Kadıköy’den Beşiktaş’a akan on binlerden biriyim. Vapurda çay sırasında altıncı, simitçide kasada on birinci, ilk okula kayıt kuyruğunda yüz on dokuzuncuyum. Doğru saydıysam metrobüste 21 kişi sonra oturarak gidebileceğim. Söğütlüçeşme’ye arabayla gelmiş ve orada da park için gündüz saatinde yedi araba beklemiştim. Hafta sonu parkta kızım salıncak sırası beklerken, ben markette kasa kuyruğundaydım. Kızım okulda salıncak konusunda başkalarının sırasına nasıl saygı duyacağını öğrenmiş. “Salıncağa binince yirmiye kadar sayıyorum, sonra iniyorum” diyor bana. Market sırasında sıkılmamak için bu öneriyi yerine getiriyor ve içimden yirmiye kadar sayıyorum. Ardından kafede kahve kuyruğuna giriyorum. Tatilde erken kalkıp en güzel yere havlu koyan o insan olmak, her daim rekabet halinde bulunmak beni yoruyor. Ama yaşadığımız şehir rekabeti zorunlu kılıyor. Çok insan, az kaynak.

3-5 yıl önce ilk defa metrobüse bineceğim gün, yılını hatırlamıyorum bir arkadaşım bana tavsiye vermişti. “Kimseyle göz göze gelme, yerini önceden kafanda belirle, hiç tereddüt gösterme”. Gündelik hayatını bu stratejiyle yaşayan insanlarız.

“Beğen” tuşu için yarışma, rekabet

Bunun yanında gündemin gerisine düşmemenin baskısı her yanımı sarıyor. Başka bir iş yapıyor olsaydım belki ama ben ne olup bittiğini takip etmeliyim. Instagram hesabıma, bloguma her gün yeni yazılar koymam gerektiği yetmiyormuş, video çekmelisin, bunları belli filtrelerle, belli saatlerde yayınlamalısın diyorlar, biliyorum. Yapamazsam ne olur, geri düşersin akışta, görünmezsin.

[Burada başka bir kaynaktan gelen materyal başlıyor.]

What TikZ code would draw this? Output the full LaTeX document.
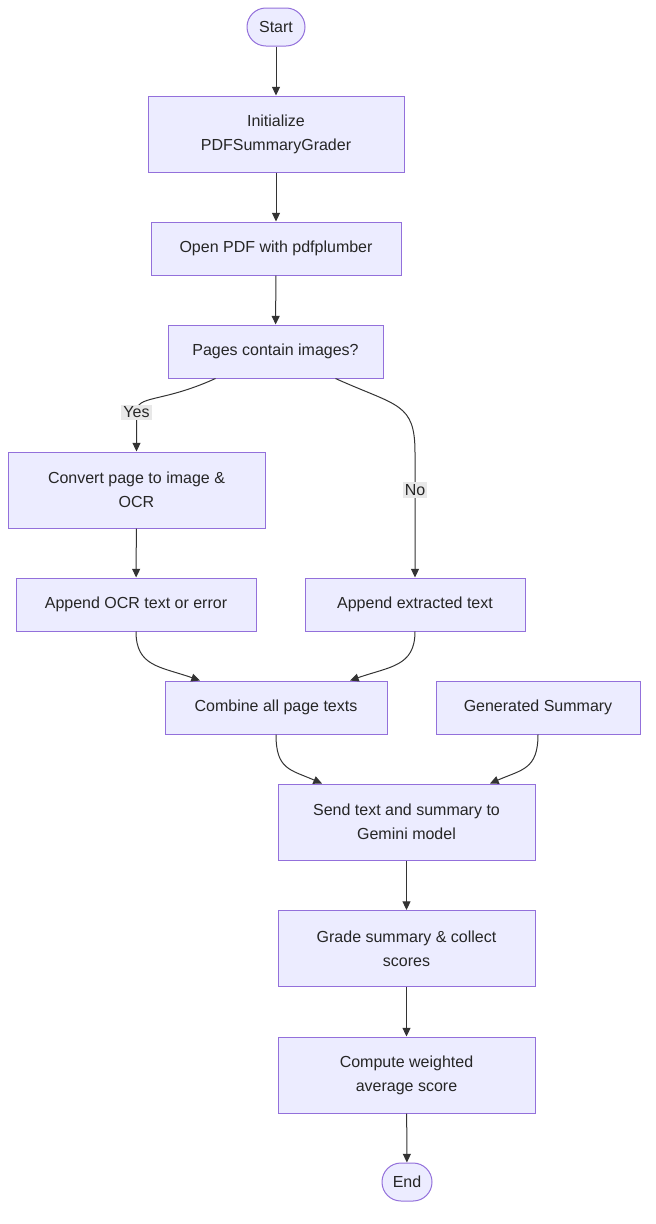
\documentclass[tikz,border=0pt]{standalone}
\usepackage{fontspec}
\setmainfont{Liberation Sans}
\usetikzlibrary{arrows.meta}
\definecolor{boxfill}{HTML}{ECECFF}
\definecolor{boxline}{HTML}{9370DB}
\definecolor{edgeline}{HTML}{333333}
\definecolor{lblfill}{HTML}{E8E8E8}
\begin{document}
\begin{tikzpicture}[x=0.75pt, y=-0.75pt,
    every node/.style={font=\fontsize{12}{18}\selectfont, text=black!85, align=center},
    box/.style={draw=boxline, fill=boxfill, line width=0.75pt, inner sep=0pt},
    pill/.style={box, rounded corners=14.2pt, minimum height=28.5pt},
    arr/.style={draw=edgeline, line width=0.75pt, -{Triangle[length=6.5pt, width=6pt]}},
    lbl/.style={fill=lblfill, inner sep=1.5pt}]
        \useasboundingbox (0, 0) rectangle (656, 1224);
        \node [pill, minimum width=43.5pt] (start) at (276, 27) {Start};
        \node [box, minimum width=192pt, minimum height=57pt] (init) at (276, 134) {Initialize\\PDFSummaryGrader};
        \node [box, minimum width=187.5pt, minimum height=39.75pt] (open) at (276, 248.5) {Open PDF with pdfplumber};
        \node [box, minimum width=161.25pt, minimum height=39.75pt] (pages) at (275.5, 351.5) {Pages contain images?};
        \node [box, minimum width=192.75pt, minimum height=57pt] (convert) at (136.5, 490) {Convert page to image \&\\OCR};
        \node [box, minimum width=180pt, minimum height=39.75pt] (appocr) at (136, 604.5) {Append OCR text or error};
        \node [box, minimum width=165pt, minimum height=39.75pt] (appext) at (415, 604.5) {Append extracted text};
        \node [box, minimum width=166.5pt, minimum height=39.75pt] (combine) at (276, 707.5) {Combine all page texts};
        \node [box, minimum width=153pt, minimum height=39.75pt] (summary) at (538, 707.5) {Generated Summary};
        \node [box, minimum width=192.75pt, minimum height=57pt] (send) at (406.5, 822) {Send text and summary to\\Gemini model};
        \node [box, minimum width=192.75pt, minimum height=57pt] (grade) at (406.5, 948.5) {Grade summary \& collect\\scores};
        \node [box, minimum width=192.75pt, minimum height=57pt] (compute) at (406.5, 1075) {Compute weighted\\average score};
        \node [pill, minimum width=37.5pt] (end) at (407, 1182) {End};
        \draw [arr] (start) -- (init);
        \draw [arr] (init) -- (open);
        \draw [arr] (open) -- (pages);
        \draw [arr] ([shift={(-60, 0)}]pages.south) .. controls +(-55, 25) and +(0, -18) .. ([shift={(0, -39)}]convert.north) node [lbl] {Yes} -- (convert.north);
        \draw [arr] ([shift={(60, 0)}]pages.south) .. controls +(62, 28) and +(0, -50) .. ([shift={(0, -125)}]appext.north) -- node [lbl, pos=0.3] {No} (appext.north);
        \draw [arr] (convert) -- (appocr);
        \draw [arr] (appocr.south) .. controls +(0, 35) and +(-40, -14) .. ([shift={(-76, 0)}]combine.north);
        \draw [arr] (appext.south) .. controls +(0, 35) and +(40, -14) .. ([shift={(74, 0)}]combine.north);
        \draw [arr] (combine.south) .. controls +(0, 35) and +(-32, -14) .. ([shift={(-84.5, 0)}]send.north);
        \draw [arr] (summary.south) .. controls +(0, 35) and +(32, -14) .. ([shift={(83.5, 0)}]send.north);
        \draw [arr] (send) -- (grade);
        \draw [arr] (grade) -- (compute);
        \draw [arr] (compute) -- (end);
      \end{tikzpicture}
\end{document}
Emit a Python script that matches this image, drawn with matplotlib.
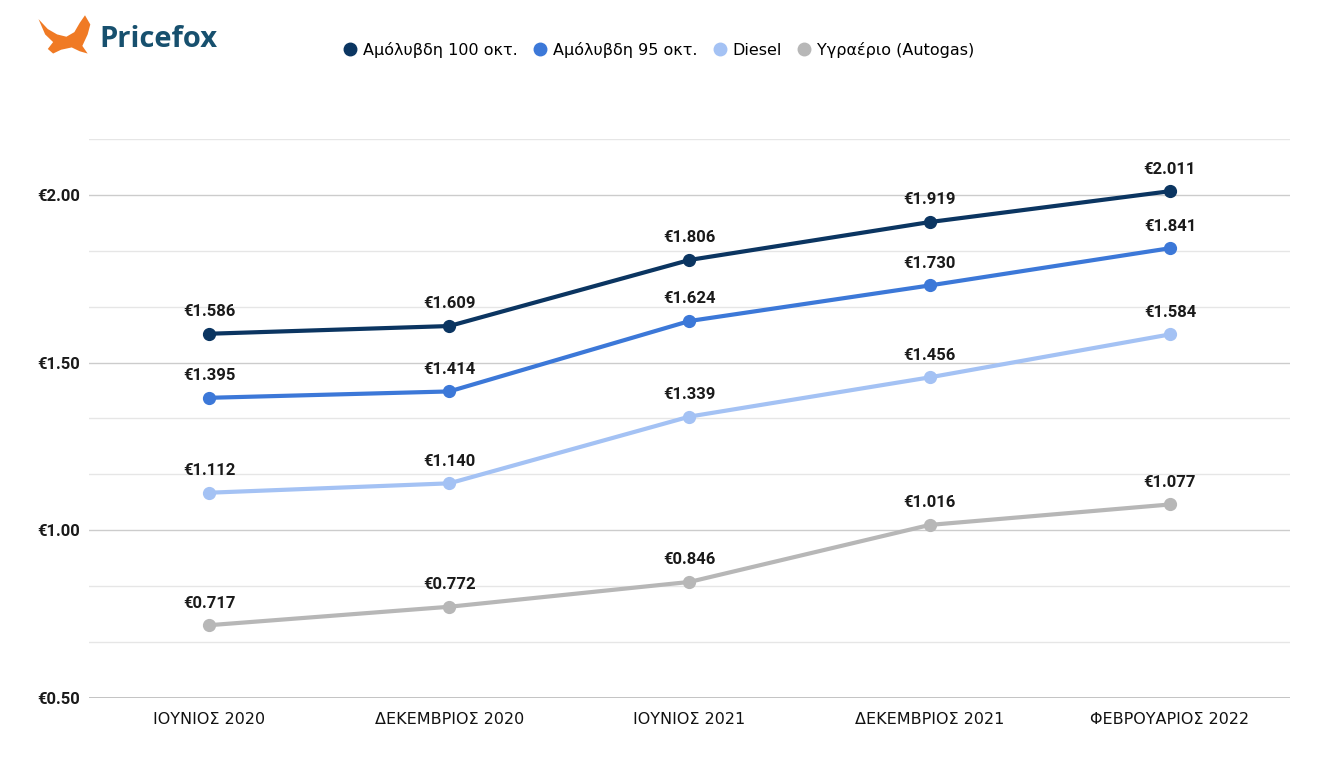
import matplotlib
matplotlib.use("Agg")
import matplotlib.pyplot as plt
from matplotlib.ticker import FixedLocator
from matplotlib.patches import Polygon

categories = ["ΙΟΥΝΙΟΣ 2020", "ΔΕΚΕΜΒΡΙΟΣ 2020", "ΙΟΥΝΙΟΣ 2021", "ΔΕΚΕΜΒΡΙΟΣ 2021", "ΦΕΒΡΟΥΑΡΙΟΣ 2022"]
unleaded100 = [1.586, 1.609, 1.806, 1.919, 2.011]
unleaded95 = [1.395, 1.414, 1.624, 1.730, 1.841]
diesel = [1.112, 1.140, 1.339, 1.456, 1.584]
autogas = [0.717, 0.772, 0.846, 1.016, 1.077]
series_names = ["Αμόλυβδη 100 οκτ.", "Αμόλυβδη 95 οκτ.", "Diesel", "Υγραέριο (Autogas)"]
colors = ["#0b3561", "#3c78d8", "#a4c2f4", "#b7b7b7"]
yticks = [0.5, 1.0, 1.5, 2.0]
ytick_labels = ["€0.50", "€1.00", "€1.50", "€2.00"]

fig = plt.figure(figsize=(13.28, 7.65), dpi=100)
ax = fig.add_axes([0.067, 0.0876, 0.9044, 0.7307])

x = [i + 0.5 for i in range(len(categories))]
for vals, name, c in zip([unleaded100, unleaded95, diesel, autogas], series_names, colors):
    ax.plot(x, vals, color=c, lw=3, marker="o", ms=8.5, label=name, zorder=3)
    for xi, v in zip(x, vals):
        ax.annotate(f"€{v:.3f}", (xi, v), xytext=(0, 10.5), textcoords="offset points",
                    ha="center", va="bottom", fontsize=12, fontweight="bold",
                    family="Roboto", color="#1a1a1a")

ax.set_xlim(0, 5)
ax.set_ylim(0.5, 2.5 - 1/3)
ax.yaxis.set_major_locator(FixedLocator(yticks))
ax.set_yticklabels(ytick_labels, fontsize=12, fontweight="bold", family="Roboto", color="#1a1a1a")
minor = [0.5 + i / 6 for i in range(11)]
ax.yaxis.set_minor_locator(FixedLocator(minor))
ax.grid(axis="y", which="major", color="#cccccc", lw=1)
ax.grid(axis="y", which="minor", color="#e6e6e6", lw=1)
ax.set_xticks(x)
ax.set_xticklabels(categories, fontsize=11.5, family="DejaVu Sans", color="#111111")
ax.tick_params(axis="both", which="both", length=0)
ax.tick_params(axis="x", pad=10)
ax.tick_params(axis="y", pad=6.5)
for s in ax.spines.values():
    s.set_visible(False)
ax.axhline(0.5, color="#bbbbbb", lw=1.2, zorder=2)

leg = fig.legend(loc="center", bbox_to_anchor=(0.497, 0.935), ncol=4, frameon=False,
                 fontsize=11.5, handlelength=0.6, handletextpad=0.5, columnspacing=1.1)
for h in leg.legend_handles:
    h.set_linestyle("none")
    h.set_markersize(9)

fig.text(0.075, 0.949, "Pricefox", fontsize=21, fontweight="bold", color="#17506e",
         family="Open Sans", va="center", ha="left")
# simple fox-like silhouette for the logo
fox = Polygon([[0.029, 0.975], [0.036, 0.962], [0.043, 0.955], [0.050, 0.952],
               [0.056, 0.958], [0.060, 0.970], [0.064, 0.980], [0.068, 0.968],
               [0.066, 0.955], [0.062, 0.940], [0.066, 0.930], [0.060, 0.933],
               [0.054, 0.938], [0.046, 0.935], [0.040, 0.930], [0.036, 0.936],
               [0.040, 0.945], [0.034, 0.955]],
              closed=True, transform=fig.transFigure, facecolor="#f07a24", edgecolor="none")
fig.patches.append(fox)

fig.savefig("out.png", dpi=100)
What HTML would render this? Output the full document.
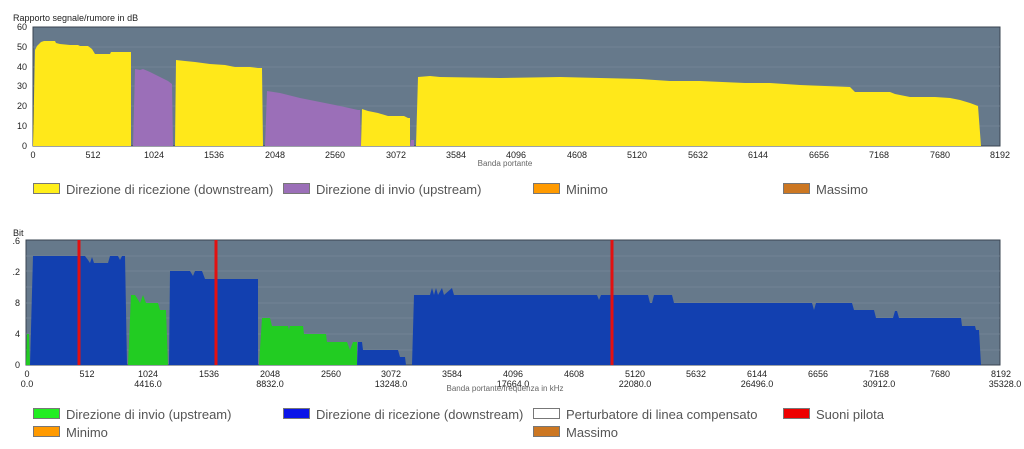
<!DOCTYPE html>
<html><head><meta charset="utf-8"><style>
html,body{margin:0;padding:0;background:#fff;}
svg{display:block;font-family:"Liberation Sans","DejaVu Sans",sans-serif;}
.t{font-size:9px;fill:#222;}
.l{font-size:13px;fill:#555;}
.s{font-size:8px;fill:#666;}
</style></head><body>
<svg width="1024" height="449" viewBox="0 0 1024 449" xmlns="http://www.w3.org/2000/svg">
<!-- TOP CHART -->
<text x="13" y="21" class="t">Rapporto segnale/rumore in dB</text>
<rect x="33" y="27" width="967" height="119" fill="#66798b" stroke="#3a4450" stroke-width="1"/>
<g stroke="#7f90a0" stroke-width="0.6">
<line x1="33" y1="47" x2="1000" y2="47"/><line x1="33" y1="67" x2="1000" y2="67"/>
<line x1="33" y1="86" x2="1000" y2="86"/><line x1="33" y1="106" x2="1000" y2="106"/>
<line x1="33" y1="126" x2="1000" y2="126"/></g>
<polygon fill="#ffe81a" points="33,146 35,50 37,46 41,42 44,41 55,41 56,43 60,44 70,45 78,45 80,46 88,46 92,49 95,54 110,54 111,52 131,52 131,146"/>
<polygon fill="#9b6fb8" points="133,146 135,69 140,70 143,69 150,72 160,77 168,81 172,84 173,146"/>
<polygon fill="#ffe81a" points="175,146 176,60 185,61 195,62 210,64 225,65 235,67 250,67 258,68 262,68 263,146"/>
<polygon fill="#9b6fb8" points="265,146 267,91 280,93 300,98 320,102 340,106 358,110 360,110 361,146"/>
<polygon fill="#ffe81a" points="361,146 362,109 368,111 378,113 388,116 404,116 408,118 410,118 410,146"/>
<polygon fill="#9b6fb8" points="410,146 411,140 414,140 414,146"/>
<polygon fill="#ffe81a" points="416,146 418,77 430,76 440,77 500,78 560,77 600,78 640,79 670,81 700,81 745,83 770,83 800,85 850,87 855,92 890,92 895,94 910,97 935,97 950,98 960,100 970,103 978,106 981,146"/>
<g class="t" text-anchor="end">
<text x="27" y="30">60</text><text x="27" y="50">50</text><text x="27" y="70">40</text>
<text x="27" y="89">30</text><text x="27" y="109">20</text><text x="27" y="129">10</text><text x="27" y="149">0</text></g>
<g class="t" text-anchor="middle">
<text x="33" y="158">0</text><text x="93" y="158">512</text><text x="154" y="158">1024</text>
<text x="214" y="158">1536</text><text x="275" y="158">2048</text><text x="335" y="158">2560</text>
<text x="396" y="158">3072</text><text x="456" y="158">3584</text><text x="516" y="158">4096</text>
<text x="577" y="158">4608</text><text x="637" y="158">5120</text><text x="698" y="158">5632</text>
<text x="758" y="158">6144</text><text x="819" y="158">6656</text><text x="879" y="158">7168</text>
<text x="940" y="158">7680</text><text x="1000" y="158">8192</text></g>
<text x="505" y="166" class="s" text-anchor="middle">Banda portante</text>
<rect x="33.5" y="183.5" width="26" height="10" fill="#ffef1a" stroke="#777"/>
<text x="66" y="194" class="l">Direzione di ricezione (downstream)</text>
<rect x="283.5" y="183.5" width="26" height="10" fill="#9b6fb8" stroke="#777"/>
<text x="316" y="194" class="l">Direzione di invio  (upstream)</text>
<rect x="533.5" y="183.5" width="26" height="10" fill="#ff9a00" stroke="#777"/>
<text x="566" y="194" class="l">Minimo</text>
<rect x="783.5" y="183.5" width="26" height="10" fill="#cc7722" stroke="#777"/>
<text x="816" y="194" class="l">Massimo</text>

<!-- BOTTOM CHART -->
<text x="13" y="236" class="t">Bit</text>
<rect x="26" y="240" width="974" height="125" fill="#66798b" stroke="#3a4450" stroke-width="1"/>
<g stroke="#7f90a0" stroke-width="0.6">
<line x1="26" y1="256" x2="1000" y2="256"/><line x1="26" y1="271" x2="1000" y2="271"/>
<line x1="26" y1="287" x2="1000" y2="287"/><line x1="26" y1="303" x2="1000" y2="303"/>
<line x1="26" y1="318" x2="1000" y2="318"/><line x1="26" y1="334" x2="1000" y2="334"/>
<line x1="26" y1="350" x2="1000" y2="350"/></g>
<polygon fill="#22cc22" points="26,365 27,334 29,334 30,365"/>
<polygon fill="#1240b0" points="30,365 33,256 85,256 88,260 90,263 92,257 94,263 108,263 110,256 118,256 120,260 122,256 125,256 127,365"/>
<polygon fill="#22cc22" points="128,365 131,295 135,295 137,298 140,303 143,295 146,303 158,303 160,310 166,310 168,365"/>
<polygon fill="#1240b0" points="169,365 170,271 190,271 193,276 195,271 202,271 205,279 258,279 258,365"/>
<polygon fill="#22cc22" points="259,365 262,318 270,318 272,326 288,326 289,330 290,326 303,326 304,334 326,334 327,342 347,342 350,350 353,342 357,342 357,365"/>
<polygon fill="#1240b0" points="357,365 358,342 362,342 363,350 398,350 400,357 405,357 406,365"/>
<polygon fill="#1240b0" points="412,365 414,295 430,295 432,288 434,295 436,288 438,295 442,288 444,295 452,288 454,295 597,295 599,300 601,295 648,295 650,303 652,303 654,295 672,295 674,303 812,303 814,310 816,303 852,303 854,310 874,310 876,318 893,318 895,311 897,311 899,318 961,318 962,326 975,326 976,330 979,330 981,365"/>
<rect x="77.5" y="240" width="3" height="125" fill="#e31010"/>
<rect x="214.5" y="240" width="3" height="125" fill="#e31010"/>
<rect x="610.5" y="240" width="3" height="125" fill="#e31010"/>
<g class="t" text-anchor="end">
<text x="20" y="244">.6</text><text x="20" y="275">.2</text><text x="20" y="306">8</text>
<text x="20" y="337">4</text><text x="20" y="368">0</text></g>
<g class="t" text-anchor="middle">
<text x="27" y="377">0</text><text x="87" y="377">512</text><text x="148" y="377">1024</text>
<text x="209" y="377">1536</text><text x="270" y="377">2048</text><text x="331" y="377">2560</text>
<text x="391" y="377">3072</text><text x="452" y="377">3584</text><text x="513" y="377">4096</text>
<text x="574" y="377">4608</text><text x="635" y="377">5120</text><text x="696" y="377">5632</text>
<text x="757" y="377">6144</text><text x="818" y="377">6656</text><text x="879" y="377">7168</text>
<text x="940" y="377">7680</text><text x="1001" y="377">8192</text>
<text x="27" y="387">0.0</text><text x="148" y="387">4416.0</text><text x="270" y="387">8832.0</text>
<text x="391" y="387">13248.0</text><text x="513" y="387">17664.0</text><text x="635" y="387">22080.0</text>
<text x="757" y="387">26496.0</text><text x="879" y="387">30912.0</text><text x="1005" y="387">35328.0</text></g>
<text x="505" y="391" class="s" text-anchor="middle">Banda portante/frequenza in kHz</text>
<rect x="33.5" y="408.5" width="26" height="10" fill="#22ee22" stroke="#777"/>
<text x="66" y="419" class="l">Direzione di invio  (upstream)</text>
<rect x="283.5" y="408.5" width="26" height="10" fill="#0a14e8" stroke="#777"/>
<text x="316" y="419" class="l">Direzione di ricezione (downstream)</text>
<rect x="533.5" y="408.5" width="26" height="10" fill="#fff" stroke="#777"/>
<text x="566" y="419" class="l">Perturbatore di linea compensato</text>
<rect x="783.5" y="408.5" width="26" height="10" fill="#ee0000" stroke="#777"/>
<text x="816" y="419" class="l">Suoni pilota</text>
<rect x="33.5" y="426.5" width="26" height="10" fill="#ff9a00" stroke="#777"/>
<text x="66" y="437" class="l">Minimo</text>
<rect x="533.5" y="426.5" width="26" height="10" fill="#cc7722" stroke="#777"/>
<text x="566" y="437" class="l">Massimo</text>
</svg>
</body></html>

Kendimi facebook ya da instagramdaki postlardan biri olarak görüyor ve zaman zaman beğen tuşu için yarıştığımı bu tuş için insanlarla rekabet halinde olduğumu hissediyorum. Çünkü ne kadar görünürseniz o kadar iyi, yaptığınız işin niteliği, yazdıklarınızın bir önemi yok, kim olduğunun, ne anlattığının da. Birilerinin sizi beğenmesi gerekiyor, daha çok duyması gerekiyor, daha çok görünmen gerekiyor. Ama bu beğen ilkesinin de nasıl çalıştığını biliyorum, bu sebeple bir açmazda olduğumu düşünüyorum.

Görünmeyen bir insan olmak neden bu kadar korkutucu? Görünmezsek gölge insan olarak bu dönemde hayatımıza nasıl devam ederiz? Romantik filozof, edebiyat kuramcısı Rene Girard yıllar önce kuramlarını ortaya koyarken bugünü mü anlatmıştı? Girard öldüğünde çıkan bir yazının başlığını hatırlıyorum. “Beğen tuşunun büyük babası öldü ama ilham verdiği hayat devam edecek”.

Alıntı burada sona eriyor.